The nomination fight is intensifying at the start of what Reid has planned as a final two-week stretch before adjourning for the year. During that time he wants approval of an emerging budget deal, a huge defense bill and perhaps other measures.

Reid also wants the Senate to confirm three other major Obama nominees.

They are U.S. District Judge Robert Wilkins, who with Pillard would fill the two remaining D.C. circuit vacancies; Janet Yellen to chair the Federal Reserve and Johnson.

All are expected to win approval.

Millett works in the Supreme Court practice at Akin Gump, one of the capital's largest law firms. A Harvard Law School graduate, she served as an assistant to the solicitor general under presidents Bill Clinton and George W. Bush and has argued 32 cases before the Supreme Court.

Two Republicans joined Democrats in confirming her Tuesday: Sens. Lisa Murkowski of Alaska and Susan Collins of Maine.

Obama praised Millett's confirmation, saying in a statement, "I'm confident she will serve with distinction on the federal bench."

Watt has been a major target of Republicans, who say he is not qualified to lead the housing regulatory agency. Democrats say Republicans fear that Watt, a 21-year veteran of the House Financial Services Committee, will be too liberal.

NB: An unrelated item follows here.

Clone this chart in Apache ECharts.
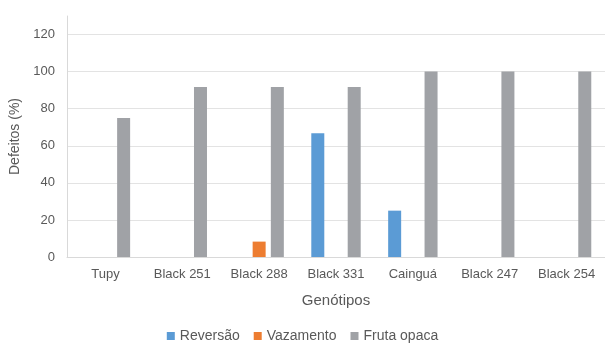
<!DOCTYPE html>
<html>
<head>
<meta charset="utf-8">
<script src="https://cdn.jsdelivr.net/npm/echarts@6/dist/echarts.min.js"></script>
<style>
  html, body { margin: 0; padding: 0; background: #fff; }
  #chart { width: 605px; height: 345px; }
</style>
</head>
<body>
<div id="chart"></div>
<script>
const genotipos = ['Tupy', 'Black 251', 'Black 288', 'Black 331', 'Cainguá', 'Black 247', 'Black 254'];
const reversao = [0, 0, 0, 66.7, 25, 0, 0];
const vazamento = [0, 0, 8.3, 0, 0, 0, 0];
const frutaOpaca = [75, 91.7, 91.7, 91.7, 100, 100, 100];
const yTicks = { min: 0, max: 130, interval: 20 };

const font = 'Liberation Sans, Arial, sans-serif';
const textColor = '#595959';

function initChart() {
    const dom = document.getElementById('chart');
    const chart = echarts.init(dom);

    const bar = (name, data, color) => ({
        name: name,
        type: 'bar',
        data: data,
        barWidth: 13,
        barGap: '40%',
        itemStyle: { color: color },
        emphasis: { disabled: true }
    });

    chart.setOption({
        animation: false,
        textStyle: { fontFamily: font },
        grid: { left: 67, right: 0, top: 16, bottom: 88 },
        legend: {
            bottom: -3,
            left: 'center',
            itemWidth: 8,
            itemHeight: 8,
            itemGap: 14,
            icon: 'rect',
            textStyle: { color: textColor, fontSize: 14, fontFamily: font },
            data: ['Reversão', 'Vazamento', 'Fruta opaca']
        },
        xAxis: {
            type: 'category',
            data: genotipos,
            name: 'Genótipos',
            nameLocation: 'middle',
            nameGap: 36,
            nameTextStyle: { color: textColor, fontSize: 15, fontFamily: font },
            axisLine: { lineStyle: { color: '#d9d9d9' } },
            axisTick: { show: false },
            axisLabel: { color: textColor, fontSize: 13, margin: 11 }
        },
        yAxis: {
            type: 'value',
            min: yTicks.min,
            max: yTicks.max,
            interval: yTicks.interval,
            name: 'Defeitos (%)',
            nameLocation: 'middle',
            nameGap: 41,
            nameTextStyle: { color: textColor, fontSize: 14, fontFamily: font },
            axisLine: { show: true, lineStyle: { color: '#d9d9d9' } },
            axisTick: { show: false },
            axisLabel: { color: textColor, fontSize: 13, margin: 12, showMaxLabel: false },
            splitLine: { showMaxLine: false, lineStyle: { color: '#e3e3e3' } }
        },
        series: [
            bar('Reversão', reversao, '#5b9bd5'),
            bar('Vazamento', vazamento, '#ed7d31'),
            bar('Fruta opaca', frutaOpaca, '#a0a2a6')
        ]
    });
}

document.addEventListener('DOMContentLoaded', initChart);
</script>
</body>
</html>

Fannie and Freddie were bailed out by taxpayers in 2008 as both struggled to survive under the weight of mortgage loans that had gone bad. The two companies own or guarantee about half of all U.S. mortgages, worth about $5 trillion.

During the recent financial crisis, the government provided them with taxpayer aid totaling $187 billion. As the housing market has recovered, both have become profitable and have repaid $146 billion.

Members of both political parties want to wind down both Fannie and Freddie in hopes of reducing taxpayers' risks. Republicans generally want federal regulators to force both companies to focus more on profitability, while Democrats want them to make housing loans more affordable for consumers.

Watt would replace Edward DeMarco, appointed by Bush.